TASK DIRECTIONS
Make an exact copy of all the material below, apart from the pictures.

DATA PROVIDED
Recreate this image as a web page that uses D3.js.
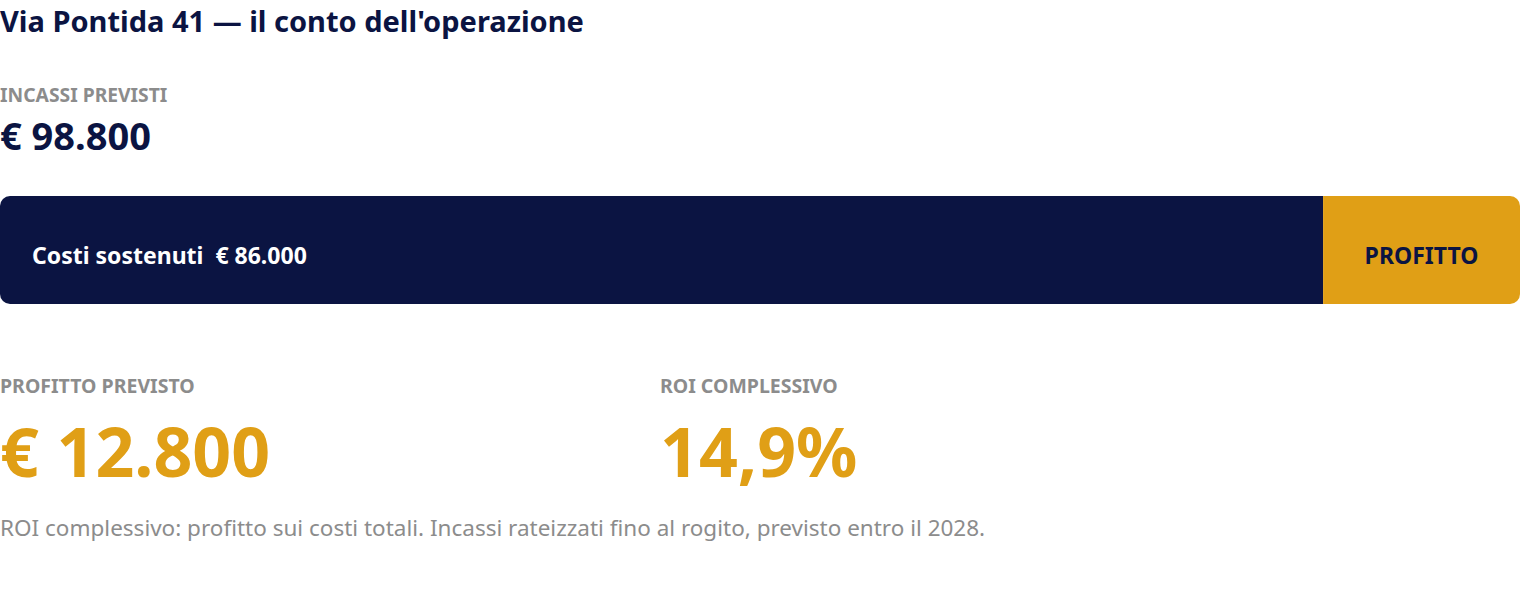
<!DOCTYPE html>
<html>
<head>
<meta charset="utf-8">
<script src="https://cdn.jsdelivr.net/npm/d3@7"></script>
<style>
 html,body{margin:0;padding:0;background:#fff;}
 svg{display:block;font-family:"Noto Sans",sans-serif;}
 text{white-space:pre;}
</style>
</head>
<body>
<svg id="chart" width="1520" height="600"></svg>
<script>
// dati dell'operazione
var titolo = "Via Pontida 41 \u2014 il conto dell'operazione";
var voci = ["Costi sostenuti", "Profitto"];
var importi = [86000, 12800];
var etichetteBarra = ["Costi sostenuti  \u20ac 86.000", "PROFITTO"];
var incassi = 98800;
var roi = 14.9;
var nota = "ROI complessivo: profitto sui costi totali. Incassi rateizzati fino al rogito, previsto entro il 2028.";

var W = 1520, navy = "#0b1442", gold = "#e09f16", grey = "#8c8c8c";
var it = d3.formatLocale({decimal: ",", thousands: ".", grouping: [3], currency: ["\u20ac ", ""]});
var euro = it.format("$,.0f"), pct = it.format(".1f");

var svg = d3.select("#chart");

svg.append("text").attr("x", 0).attr("y", 32)
 .attr("font-size", 29).attr("font-weight", 700).attr("fill", navy).text(titolo);

svg.append("text").attr("x", 0).attr("y", 102)
 .attr("font-size", 19.3).attr("font-weight", 700).attr("fill", grey).text("INCASSI PREVISTI");
svg.append("text").attr("x", 0).attr("y", 150)
 .attr("font-size", 38).attr("font-weight", 700).attr("fill", navy).text(euro(incassi));

// barra
var x = d3.scaleLinear().domain([0, incassi]).range([0, W]);
var stack = [];
var acc = 0;
importi.forEach(function(v, i) { stack.push({k: voci[i], x0: acc, x1: acc + v, lab: etichetteBarra[i]}); acc += v; });

var barY = 196, barH = 108;
var clip = svg.append("defs").append("clipPath").attr("id", "bar");
clip.append("rect").attr("x", 0).attr("y", barY).attr("width", W).attr("height", barH).attr("rx", 10);

var g = svg.append("g").attr("clip-path", "url(#bar)");
g.selectAll("rect").data(stack).enter().append("rect")
 .attr("x", function(d) { return x(d.x0); })
 .attr("width", function(d) { return x(d.x1) - x(d.x0); })
 .attr("y", barY).attr("height", barH)
 .attr("fill", function(d, i) { return i === 0 ? navy : gold; });

svg.selectAll("text.seg").data(stack).enter().append("text").attr("class", "seg")
 .attr("x", function(d, i) { return i === 0 ? x(d.x0) + 32 : (x(d.x0) + x(d.x1)) / 2; })
 .attr("y", 264)
 .attr("text-anchor", function(d, i) { return i === 0 ? "start" : "middle"; })
 .attr("font-size", 23).attr("font-weight", 700)
 .attr("fill", function(d, i) { return i === 0 ? "#fff" : navy; })
 .text(function(d) { return d.lab; });

// indicatori
var kpi = [
 {lab: "PROFITTO PREVISTO", val: euro(importi[1]), x: 0},
 {lab: "ROI COMPLESSIVO", val: pct(roi) + "%", x: 660}
];
var k = svg.selectAll("g.kpi").data(kpi).enter().append("g").attr("class", "kpi");
k.append("text").attr("x", function(d) { return d.x; }).attr("y", 393)
 .attr("font-size", 19.5).attr("font-weight", 700).attr("fill", grey).text(function(d) { return d.lab; });
k.append("text").attr("x", function(d) { return d.x; }).attr("y", 477)
 .attr("font-size", 68).attr("font-weight", 700).attr("fill", gold).text(function(d) { return d.val; });

svg.append("text").attr("x", 0).attr("y", 536)
 .attr("font-size", 22.5).attr("fill", grey).text(nota);
</script>
</body>
</html>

ANSWER TO THE EXERCISE
Recreate this image as a web page that uses D3.js.
<!DOCTYPE html>
<html>
<head>
<meta charset="utf-8">
<script src="https://cdn.jsdelivr.net/npm/d3@7"></script>
<style>
 html,body{margin:0;padding:0;background:#fff;}
 svg{display:block;font-family:"Noto Sans",sans-serif;}
 text{white-space:pre;}
</style>
</head>
<body>
<svg id="chart" width="1520" height="600"></svg>
<script>
// dati dell'operazione
var titolo = "Via Pontida 41 \u2014 il conto dell'operazione";
var voci = ["Costi sostenuti", "Profitto"];
var importi = [86000, 12800];
var etichetteBarra = ["Costi sostenuti  \u20ac 86.000", "PROFITTO"];
var incassi = 98800;
var roi = 14.9;
var nota = "ROI complessivo: profitto sui costi totali. Incassi rateizzati fino al rogito, previsto entro il 2028.";

var W = 1520, navy = "#0b1442", gold = "#e09f16", grey = "#8c8c8c";
var it = d3.formatLocale({decimal: ",", thousands: ".", grouping: [3], currency: ["\u20ac ", ""]});
var euro = it.format("$,.0f"), pct = it.format(".1f");

var svg = d3.select("#chart");

svg.append("text").attr("x", 0).attr("y", 32)
 .attr("font-size", 29).attr("font-weight", 700).attr("fill", navy).text(titolo);

svg.append("text").attr("x", 0).attr("y", 102)
 .attr("font-size", 19.3).attr("font-weight", 700).attr("fill", grey).text("INCASSI PREVISTI");
svg.append("text").attr("x", 0).attr("y", 150)
 .attr("font-size", 38).attr("font-weight", 700).attr("fill", navy).text(euro(incassi));

// barra
var x = d3.scaleLinear().domain([0, incassi]).range([0, W]);
var stack = [];
var acc = 0;
importi.forEach(function(v, i) { stack.push({k: voci[i], x0: acc, x1: acc + v, lab: etichetteBarra[i]}); acc += v; });

var barY = 196, barH = 108;
var clip = svg.append("defs").append("clipPath").attr("id", "bar");
clip.append("rect").attr("x", 0).attr("y", barY).attr("width", W).attr("height", barH).attr("rx", 10);

var g = svg.append("g").attr("clip-path", "url(#bar)");
g.selectAll("rect").data(stack).enter().append("rect")
 .attr("x", function(d) { return x(d.x0); })
 .attr("width", function(d) { return x(d.x1) - x(d.x0); })
 .attr("y", barY).attr("height", barH)
 .attr("fill", function(d, i) { return i === 0 ? navy : gold; });

svg.selectAll("text.seg").data(stack).enter().append("text").attr("class", "seg")
 .attr("x", function(d, i) { return i === 0 ? x(d.x0) + 32 : (x(d.x0) + x(d.x1)) / 2; })
 .attr("y", 264)
 .attr("text-anchor", function(d, i) { return i === 0 ? "start" : "middle"; })
 .attr("font-size", 23).attr("font-weight", 700)
 .attr("fill", function(d, i) { return i === 0 ? "#fff" : navy; })
 .text(function(d) { return d.lab; });

// indicatori
var kpi = [
 {lab: "PROFITTO PREVISTO", val: euro(importi[1]), x: 0},
 {lab: "ROI COMPLESSIVO", val: pct(roi) + "%", x: 660}
];
var k = svg.selectAll("g.kpi").data(kpi).enter().append("g").attr("class", "kpi");
k.append("text").attr("x", function(d) { return d.x; }).attr("y", 393)
 .attr("font-size", 19.5).attr("font-weight", 700).attr("fill", grey).text(function(d) { return d.lab; });
k.append("text").attr("x", function(d) { return d.x; }).attr("y", 477)
 .attr("font-size", 68).attr("font-weight", 700).attr("fill", gold).text(function(d) { return d.val; });

svg.append("text").attr("x", 0).attr("y", 536)
 .attr("font-size", 22.5).attr("fill", grey).text(nota);
</script>
</body>
</html>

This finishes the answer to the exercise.